[TASK STATEMENT] Copy the data below exactly, omitting any picture it contains.

[DATA]
========================================
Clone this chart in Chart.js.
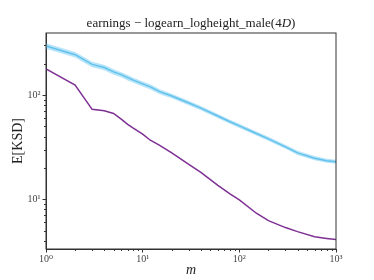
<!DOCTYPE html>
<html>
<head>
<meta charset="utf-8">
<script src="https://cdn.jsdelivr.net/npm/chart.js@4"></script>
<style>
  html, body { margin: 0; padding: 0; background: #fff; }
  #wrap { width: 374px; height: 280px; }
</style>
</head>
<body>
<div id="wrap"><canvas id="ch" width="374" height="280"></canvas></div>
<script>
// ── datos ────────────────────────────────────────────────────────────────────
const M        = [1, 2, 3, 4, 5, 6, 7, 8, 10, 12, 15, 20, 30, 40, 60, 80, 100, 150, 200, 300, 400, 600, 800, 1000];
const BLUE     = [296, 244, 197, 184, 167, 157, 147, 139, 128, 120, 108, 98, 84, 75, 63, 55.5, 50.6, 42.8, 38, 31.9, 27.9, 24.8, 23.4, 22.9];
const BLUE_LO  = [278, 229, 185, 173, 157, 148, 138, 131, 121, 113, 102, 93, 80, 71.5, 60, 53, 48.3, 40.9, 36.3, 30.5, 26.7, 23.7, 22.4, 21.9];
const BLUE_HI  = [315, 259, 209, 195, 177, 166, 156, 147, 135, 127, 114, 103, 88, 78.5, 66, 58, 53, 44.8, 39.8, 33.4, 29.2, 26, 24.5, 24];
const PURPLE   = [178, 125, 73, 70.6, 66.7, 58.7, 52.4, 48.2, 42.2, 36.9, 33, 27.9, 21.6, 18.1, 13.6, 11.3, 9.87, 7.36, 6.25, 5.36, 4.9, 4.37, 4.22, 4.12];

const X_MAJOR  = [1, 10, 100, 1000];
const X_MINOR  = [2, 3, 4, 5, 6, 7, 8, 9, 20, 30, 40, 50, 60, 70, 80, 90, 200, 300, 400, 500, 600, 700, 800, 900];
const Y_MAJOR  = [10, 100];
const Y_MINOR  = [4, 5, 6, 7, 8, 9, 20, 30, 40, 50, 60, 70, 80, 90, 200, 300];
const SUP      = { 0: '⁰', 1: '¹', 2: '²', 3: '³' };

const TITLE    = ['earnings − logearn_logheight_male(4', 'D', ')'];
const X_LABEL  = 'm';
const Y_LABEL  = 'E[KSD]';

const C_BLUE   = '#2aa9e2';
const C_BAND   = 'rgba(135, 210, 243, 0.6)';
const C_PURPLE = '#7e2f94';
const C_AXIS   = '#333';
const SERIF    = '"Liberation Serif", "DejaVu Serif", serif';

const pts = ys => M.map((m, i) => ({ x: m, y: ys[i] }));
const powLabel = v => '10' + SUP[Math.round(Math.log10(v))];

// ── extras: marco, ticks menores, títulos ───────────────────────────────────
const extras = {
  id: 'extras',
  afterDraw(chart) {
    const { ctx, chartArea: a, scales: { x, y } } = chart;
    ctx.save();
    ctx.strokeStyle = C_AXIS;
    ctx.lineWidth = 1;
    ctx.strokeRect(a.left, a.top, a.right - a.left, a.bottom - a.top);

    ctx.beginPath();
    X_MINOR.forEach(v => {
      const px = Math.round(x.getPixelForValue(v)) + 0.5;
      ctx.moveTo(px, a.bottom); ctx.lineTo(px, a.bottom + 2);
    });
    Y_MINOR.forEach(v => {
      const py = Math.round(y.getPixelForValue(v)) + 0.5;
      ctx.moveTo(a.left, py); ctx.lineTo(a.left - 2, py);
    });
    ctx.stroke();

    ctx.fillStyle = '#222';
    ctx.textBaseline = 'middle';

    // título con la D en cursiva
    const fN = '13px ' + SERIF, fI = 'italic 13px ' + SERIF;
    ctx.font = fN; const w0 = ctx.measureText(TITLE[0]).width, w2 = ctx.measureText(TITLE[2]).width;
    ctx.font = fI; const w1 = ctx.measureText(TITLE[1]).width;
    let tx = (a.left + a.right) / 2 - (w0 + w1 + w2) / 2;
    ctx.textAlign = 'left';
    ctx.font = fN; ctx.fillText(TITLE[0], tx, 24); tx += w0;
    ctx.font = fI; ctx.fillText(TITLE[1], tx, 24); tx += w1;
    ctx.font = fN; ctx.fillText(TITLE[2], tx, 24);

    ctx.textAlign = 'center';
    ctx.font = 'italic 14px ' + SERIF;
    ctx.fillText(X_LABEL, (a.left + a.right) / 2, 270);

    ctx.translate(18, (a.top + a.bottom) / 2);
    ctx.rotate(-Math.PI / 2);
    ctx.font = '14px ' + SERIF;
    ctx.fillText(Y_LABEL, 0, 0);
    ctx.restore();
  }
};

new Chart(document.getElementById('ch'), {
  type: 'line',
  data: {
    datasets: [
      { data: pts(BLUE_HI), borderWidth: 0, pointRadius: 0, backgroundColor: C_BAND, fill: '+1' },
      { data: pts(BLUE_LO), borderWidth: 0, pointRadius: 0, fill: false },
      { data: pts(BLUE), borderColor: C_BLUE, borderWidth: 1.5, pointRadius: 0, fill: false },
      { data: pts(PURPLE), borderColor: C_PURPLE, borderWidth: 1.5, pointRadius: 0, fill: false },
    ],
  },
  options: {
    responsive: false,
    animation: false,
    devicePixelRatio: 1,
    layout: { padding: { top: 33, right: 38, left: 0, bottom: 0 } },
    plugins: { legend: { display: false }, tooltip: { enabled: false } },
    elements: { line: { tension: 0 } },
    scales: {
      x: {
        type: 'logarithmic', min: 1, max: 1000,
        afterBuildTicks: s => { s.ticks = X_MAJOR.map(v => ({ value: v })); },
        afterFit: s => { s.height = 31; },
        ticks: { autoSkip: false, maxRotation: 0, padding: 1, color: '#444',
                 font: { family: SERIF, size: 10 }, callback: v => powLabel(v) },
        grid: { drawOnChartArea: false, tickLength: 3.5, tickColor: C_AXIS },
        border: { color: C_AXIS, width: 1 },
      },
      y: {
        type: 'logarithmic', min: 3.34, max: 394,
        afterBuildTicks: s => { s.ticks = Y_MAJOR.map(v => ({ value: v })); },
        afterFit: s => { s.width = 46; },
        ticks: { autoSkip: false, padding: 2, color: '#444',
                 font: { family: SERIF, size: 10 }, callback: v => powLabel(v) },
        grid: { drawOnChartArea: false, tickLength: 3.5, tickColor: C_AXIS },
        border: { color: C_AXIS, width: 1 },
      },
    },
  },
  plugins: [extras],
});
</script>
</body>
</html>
========================================
[FULL RESPONSE]
Clone this chart in Chart.js.
<!DOCTYPE html>
<html>
<head>
<meta charset="utf-8">
<script src="https://cdn.jsdelivr.net/npm/chart.js@4"></script>
<style>
  html, body { margin: 0; padding: 0; background: #fff; }
  #wrap { width: 374px; height: 280px; }
</style>
</head>
<body>
<div id="wrap"><canvas id="ch" width="374" height="280"></canvas></div>
<script>
// ── datos ────────────────────────────────────────────────────────────────────
const M        = [1, 2, 3, 4, 5, 6, 7, 8, 10, 12, 15, 20, 30, 40, 60, 80, 100, 150, 200, 300, 400, 600, 800, 1000];
const BLUE     = [296, 244, 197, 184, 167, 157, 147, 139, 128, 120, 108, 98, 84, 75, 63, 55.5, 50.6, 42.8, 38, 31.9, 27.9, 24.8, 23.4, 22.9];
const BLUE_LO  = [278, 229, 185, 173, 157, 148, 138, 131, 121, 113, 102, 93, 80, 71.5, 60, 53, 48.3, 40.9, 36.3, 30.5, 26.7, 23.7, 22.4, 21.9];
const BLUE_HI  = [315, 259, 209, 195, 177, 166, 156, 147, 135, 127, 114, 103, 88, 78.5, 66, 58, 53, 44.8, 39.8, 33.4, 29.2, 26, 24.5, 24];
const PURPLE   = [178, 125, 73, 70.6, 66.7, 58.7, 52.4, 48.2, 42.2, 36.9, 33, 27.9, 21.6, 18.1, 13.6, 11.3, 9.87, 7.36, 6.25, 5.36, 4.9, 4.37, 4.22, 4.12];

const X_MAJOR  = [1, 10, 100, 1000];
const X_MINOR  = [2, 3, 4, 5, 6, 7, 8, 9, 20, 30, 40, 50, 60, 70, 80, 90, 200, 300, 400, 500, 600, 700, 800, 900];
const Y_MAJOR  = [10, 100];
const Y_MINOR  = [4, 5, 6, 7, 8, 9, 20, 30, 40, 50, 60, 70, 80, 90, 200, 300];
const SUP      = { 0: '⁰', 1: '¹', 2: '²', 3: '³' };

const TITLE    = ['earnings − logearn_logheight_male(4', 'D', ')'];
const X_LABEL  = 'm';
const Y_LABEL  = 'E[KSD]';

const C_BLUE   = '#2aa9e2';
const C_BAND   = 'rgba(135, 210, 243, 0.6)';
const C_PURPLE = '#7e2f94';
const C_AXIS   = '#333';
const SERIF    = '"Liberation Serif", "DejaVu Serif", serif';

const pts = ys => M.map((m, i) => ({ x: m, y: ys[i] }));
const powLabel = v => '10' + SUP[Math.round(Math.log10(v))];

// ── extras: marco, ticks menores, títulos ───────────────────────────────────
const extras = {
  id: 'extras',
  afterDraw(chart) {
    const { ctx, chartArea: a, scales: { x, y } } = chart;
    ctx.save();
    ctx.strokeStyle = C_AXIS;
    ctx.lineWidth = 1;
    ctx.strokeRect(a.left, a.top, a.right - a.left, a.bottom - a.top);

    ctx.beginPath();
    X_MINOR.forEach(v => {
      const px = Math.round(x.getPixelForValue(v)) + 0.5;
      ctx.moveTo(px, a.bottom); ctx.lineTo(px, a.bottom + 2);
    });
    Y_MINOR.forEach(v => {
      const py = Math.round(y.getPixelForValue(v)) + 0.5;
      ctx.moveTo(a.left, py); ctx.lineTo(a.left - 2, py);
    });
    ctx.stroke();

    ctx.fillStyle = '#222';
    ctx.textBaseline = 'middle';

    // título con la D en cursiva
    const fN = '13px ' + SERIF, fI = 'italic 13px ' + SERIF;
    ctx.font = fN; const w0 = ctx.measureText(TITLE[0]).width, w2 = ctx.measureText(TITLE[2]).width;
    ctx.font = fI; const w1 = ctx.measureText(TITLE[1]).width;
    let tx = (a.left + a.right) / 2 - (w0 + w1 + w2) / 2;
    ctx.textAlign = 'left';
    ctx.font = fN; ctx.fillText(TITLE[0], tx, 24); tx += w0;
    ctx.font = fI; ctx.fillText(TITLE[1], tx, 24); tx += w1;
    ctx.font = fN; ctx.fillText(TITLE[2], tx, 24);

    ctx.textAlign = 'center';
    ctx.font = 'italic 14px ' + SERIF;
    ctx.fillText(X_LABEL, (a.left + a.right) / 2, 270);

    ctx.translate(18, (a.top + a.bottom) / 2);
    ctx.rotate(-Math.PI / 2);
    ctx.font = '14px ' + SERIF;
    ctx.fillText(Y_LABEL, 0, 0);
    ctx.restore();
  }
};

new Chart(document.getElementById('ch'), {
  type: 'line',
  data: {
    datasets: [
      { data: pts(BLUE_HI), borderWidth: 0, pointRadius: 0, backgroundColor: C_BAND, fill: '+1' },
      { data: pts(BLUE_LO), borderWidth: 0, pointRadius: 0, fill: false },
      { data: pts(BLUE), borderColor: C_BLUE, borderWidth: 1.5, pointRadius: 0, fill: false },
      { data: pts(PURPLE), borderColor: C_PURPLE, borderWidth: 1.5, pointRadius: 0, fill: false },
    ],
  },
  options: {
    responsive: false,
    animation: false,
    devicePixelRatio: 1,
    layout: { padding: { top: 33, right: 38, left: 0, bottom: 0 } },
    plugins: { legend: { display: false }, tooltip: { enabled: false } },
    elements: { line: { tension: 0 } },
    scales: {
      x: {
        type: 'logarithmic', min: 1, max: 1000,
        afterBuildTicks: s => { s.ticks = X_MAJOR.map(v => ({ value: v })); },
        afterFit: s => { s.height = 31; },
        ticks: { autoSkip: false, maxRotation: 0, padding: 1, color: '#444',
                 font: { family: SERIF, size: 10 }, callback: v => powLabel(v) },
        grid: { drawOnChartArea: false, tickLength: 3.5, tickColor: C_AXIS },
        border: { color: C_AXIS, width: 1 },
      },
      y: {
        type: 'logarithmic', min: 3.34, max: 394,
        afterBuildTicks: s => { s.ticks = Y_MAJOR.map(v => ({ value: v })); },
        afterFit: s => { s.width = 46; },
        ticks: { autoSkip: false, padding: 2, color: '#444',
                 font: { family: SERIF, size: 10 }, callback: v => powLabel(v) },
        grid: { drawOnChartArea: false, tickLength: 3.5, tickColor: C_AXIS },
        border: { color: C_AXIS, width: 1 },
      },
    },
  },
  plugins: [extras],
});
</script>
</body>
</html>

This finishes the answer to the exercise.